Your first screenshot did not upload correctly. I guess this one contained the ultimate response you received after FB investigated your report?

TL;DR on the issue:

Someone (a hacker) is able to take control of another person’s Facebook account, in cases where the email address used to create that account (in your case at Yahoo) was removed. The hacker can then recreate the email in their control and simply send a password reset request to Facebook and receive a link by email to reset the password of your account.


Note that this is a known issue. I gather FB’s response was something along the lines of “Managing the email associated to your account and ensuring it remains valid is your own responsibility”.
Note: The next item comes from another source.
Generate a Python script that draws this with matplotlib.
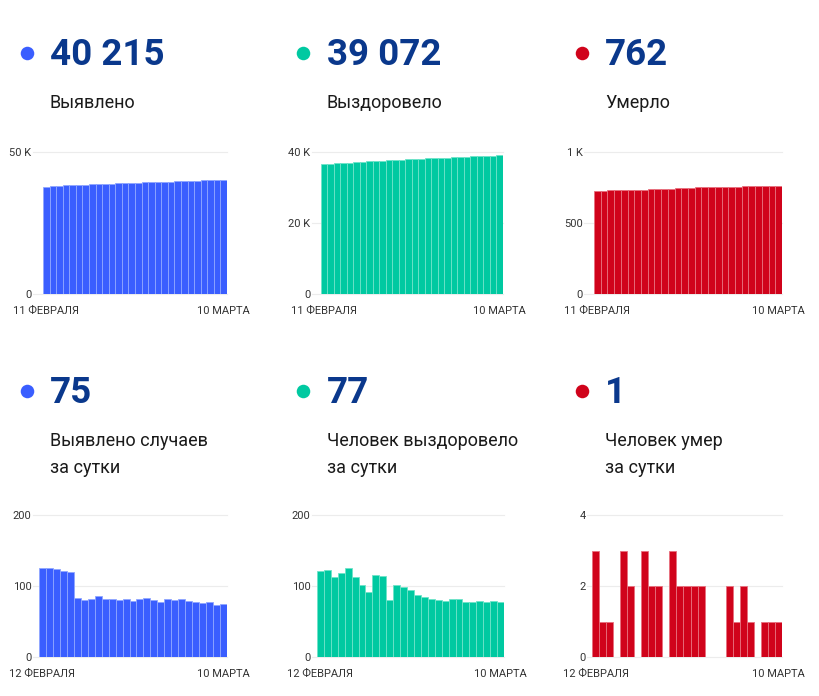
import numpy as np
import matplotlib
matplotlib.use('Agg')
import matplotlib.pyplot as plt

plt.rcParams['font.family'] = ['Roboto', 'DejaVu Sans']

# ---- data ----
cases_total = [37842, 37968, 38093, 38217, 38338, 38458, 38541, 38621, 38702, 38788,
               38870, 38952, 39032, 39114, 39193, 39274, 39357, 39437, 39515, 39596,
               39676, 39758, 39837, 39914, 39990, 40067, 40140, 40215]
recov_total = [36517, 36638, 36761, 36873, 36992, 37117, 37230, 37332, 37424, 37540,
               37654, 37734, 37835, 37934, 38029, 38116, 38201, 38283, 38363, 38442,
               38523, 38604, 38682, 38759, 38838, 38916, 38995, 39072]
death_total = [725, 728, 729, 730, 730, 733, 735, 735, 738, 740,
               742, 742, 745, 747, 749, 751, 753, 753, 753, 753,
               755, 756, 758, 759, 759, 760, 761, 762]
cases_daily = [126, 125, 124, 121, 120, 83, 80, 81, 86, 82, 82, 80, 82, 79,
               81, 83, 80, 78, 81, 80, 82, 79, 77, 76, 77, 73, 75]
recov_daily = [121, 123, 112, 119, 125, 113, 102, 92, 116, 114, 80, 101, 99, 95,
               87, 85, 82, 80, 79, 81, 81, 78, 77, 79, 78, 79, 77]
death_daily = [3, 1, 1, 0, 3, 2, 0, 3, 2, 2, 0, 3, 2, 2,
               2, 2, 0, 0, 0, 2, 1, 2, 1, 0, 1, 1, 1]

headline = ['40 215', '39 072', '762', '75', '77', '1']
captions = [['Выявлено'], ['Выздоровело'], ['Умерло'],
            ['Выявлено случаев', 'за сутки'], ['Человек выздоровело', 'за сутки'],
            ['Человек умер', 'за сутки']]
first_day = ['11 ФЕВРАЛЯ', '11 ФЕВРАЛЯ', '11 ФЕВРАЛЯ', '12 ФЕВРАЛЯ', '12 ФЕВРАЛЯ', '12 ФЕВРАЛЯ']
last_day = '10 МАРТА'
y_ticks = [[0, 50000], [0, 20000, 40000], [0, 500, 1000], [0, 100, 200], [0, 100, 200], [0, 2, 4]]
y_ticklabels = [['0', '50 K'], ['0', '20 K', '40 K'], ['0', '500', '1 K'],
                ['0', '100', '200'], ['0', '100', '200'], ['0', '2', '4']]
series = [cases_total, recov_total, death_total, cases_daily, recov_daily, death_daily]

# ---- style / layout (pixels) ----
blue, teal, red = '#3a5eff', '#00c9a1', '#d0031b'
edge = ['#8fa6ff', '#6fe3c9', '#e8707e']
colors = [blue, teal, red]
navy = '#0a388c'
W, H = 820, 696

# per chart: grid start, bar start, bar end
col_x = [(33, 43, 227), (312, 321, 503), (584, 594, 782),
         (33, 39, 227), (312, 317, 504), (587, 592, 782)]
row_y = [(152, 294), (515, 657)]  # top grid, zero line
dot_x = [27, 303, 582]
num_x = [50, 327, 605]
num_base = [65, 403]
cap_base = [108, 446]

fig = plt.figure(figsize=(W / 100, H / 100), dpi=100)

for i in range(6):
    r, c = i // 3, i % 3
    g0, b0, b1 = col_x[i]
    top, zero = row_y[r]
    ax = fig.add_axes([g0 / W, 1 - zero / H, (b1 - g0) / W, (zero - top) / H])
    vals = series[i]
    n = len(vals)
    bw = (b1 - b0) / n
    ax.bar(np.arange(n), vals, width=1.0, color=colors[c], edgecolor=edge[c],
           linewidth=0.6, zorder=2)
    ax.set_xlim(-0.5 - (b0 - g0) / bw, n - 0.5)
    ax.set_ylim(0, y_ticks[i][-1])
    ax.set_yticks(y_ticks[i])
    ax.set_yticklabels(y_ticklabels[i])
    ax.set_xticks([0, n - 1])
    ax.set_xticklabels([first_day[i], last_day])
    for yt in y_ticks[i]:
        ax.axhline(yt, color='#ececec', lw=0.8, zorder=1, clip_on=False)
    for s in ax.spines.values():
        s.set_visible(False)
    ax.tick_params(axis='both', length=0, labelsize=8, colors='#333333')
    ax.tick_params(axis='y', pad=1)
    ax.tick_params(axis='x', pad=8.5)
    ax.patch.set_alpha(0)

# overlay for headers
ov = fig.add_axes([0, 0, 1, 1])
ov.set_xlim(0, W)
ov.set_ylim(H, 0)
ov.axis('off')
ov.patch.set_alpha(0)
for i in range(6):
    r, c = i // 3, i % 3
    ov.scatter([dot_x[c]], [num_base[r] - 12], s=95, color=colors[c], lw=0)
    ov.text(num_x[c], num_base[r], headline[i], fontsize=26.5, fontweight='bold',
            color=navy, va='baseline', ha='left')
    for k, line in enumerate(captions[i]):
        ov.text(num_x[c], cap_base[r] + 27 * k, line, fontsize=13,
                color='#1a1a1a', va='baseline', ha='left')

fig.savefig('out.png', dpi=100)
And in a way it is. There is no way that Yahoo can see which login accounts you have associated with your email account. Similarly - if the hacker was quick to re-register your email address - there is no way for Facebook to know that the email changed ownership.

Unfortunately this kind of hacking happens often. There is even a more insidious form of it: It happens too with domain names that are no longer registered. If a company goes bankrupt or otherwise decides to drop a domain name, then hackers can register it and run a mailserver on that domain name. This way they’ll automatically receive all kinds of password reset requests from former employees, and can easily hunt for more.


Ways to mitigate:

  • Manage your own accounts carefully, especially email accounts
  • Specify additional email and/or phone as secondary channels for (account-related) notifications if possible
  • If you change your email provider then do not drop the old account until you are 100% sure it has no logins associated to it anymore

i didn’t know about this issue. i found it just some months ago.
most of the users dont know about the issue . some know it and use it for wrong deeds.
I think facebook could find a way if it puts users security as a priority.
millions of educated people in my country are in these security risk.
i have personally asked as many users as i can to consider this thing in their facebook security.
this was only way i could help people

One thing I forgot to mention, and also helps to mitigate this, is to enable 2-factor authentication (2FA) in your Facebook account, so a password alone is not sufficient to login.

yes i have been using and suggesting masses to use 2FA through our awareness program.